Finance Minister AMA Muhith on Monday urged the International Monetary
Fund to support low income countries like Bangladesh with trade
financing to help them face the challenges of the global recession.
He also called upon the LICs to raise their voice to get a fair share
of the US$ 1.1 trillion fund, which the developed nations recently
pledged for bailing out the recession-hit nations. 'If you [IMF]
are thinking simply of supporting a country's BoP (Balance of Payment)
deficit, then you are mistaken,' Muhith told the inaugural session of
an international workshop on Global Financial Crisis at Sonargaon
Hotel. He said Bangladesh does not have a serious BoP problem, but
the crisis lies in trade financing as it has to import economic
essentials like food, fuel and fertilizer with financing at higher
prices from the external markets. 'There is enormous global reserve
and that could be used for trade financing,' he said, stressing the
need for changing attitudes of institutions like IMF with the present
day demands. Bangladesh Bank, the central bank of the country, and
UN Economic and Social Commission for the Asia and the Pacific (ESCAP)

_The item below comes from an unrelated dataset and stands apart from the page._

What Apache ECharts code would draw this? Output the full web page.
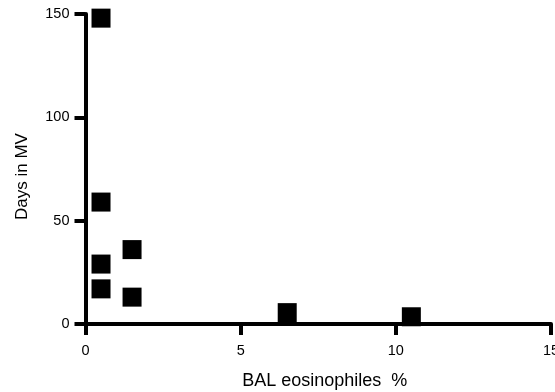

jointly organized the 4-day workshop on ' Strengthening the Response
to the Global Financial Crisis in Asia-Pacific: The Role of Monetary,
Fiscal and External Debt Policies.' Officials from Finance
Ministries and central banks of the region, and representatives from
UN organizations, World Bank, IMF, ADB and NGOs are taking part at the
workshop to share experiences and ideas on how they have responded to
the global crisis and would face in the future individually and
collectively. Finance Minister Muhith said countries like
Bangladesh, facing challenges of poverty alleviation, protection of
social investment and infrastructure development, need some resources
from outside. 'We want to see how the trillion dollar fund is
distributed to the benefit of the LICs,' he said, urging the LICs to
raise their voice in getting a fair share of the fund to support them
keep up with economic growth, protecting the social investment, in
infrastructure development and facing the new challenge of climate
change adaptation. He also called upon the participants of the
workshop to give some thought on the issues to draw attention of the
developed countries in these regards. In his keynote address,
Bangladesh Bank Governor Dr Atiur Rahman stressed the need for faster
growth of intra-regional exports of primary, intermediate and finished
goods as well as capital goods to reduce dependence on the debt-driven
demand markets of North America and Europe. He recommended
development of regional bond market to channel regional savings into
real sector development instead of investing the savings in the
complex western financial markets. The BB Governor called upon the
nations in the Asia-Pacific to urge the more affluent emerging
economies to broaden windows of concessional lending to the
governments of lower income economies. He also urged the nations to
present in the UN, IMF, World Bank and other global forum a unified
front favouring a new global financial architecture that ensures
global financial and economic stability.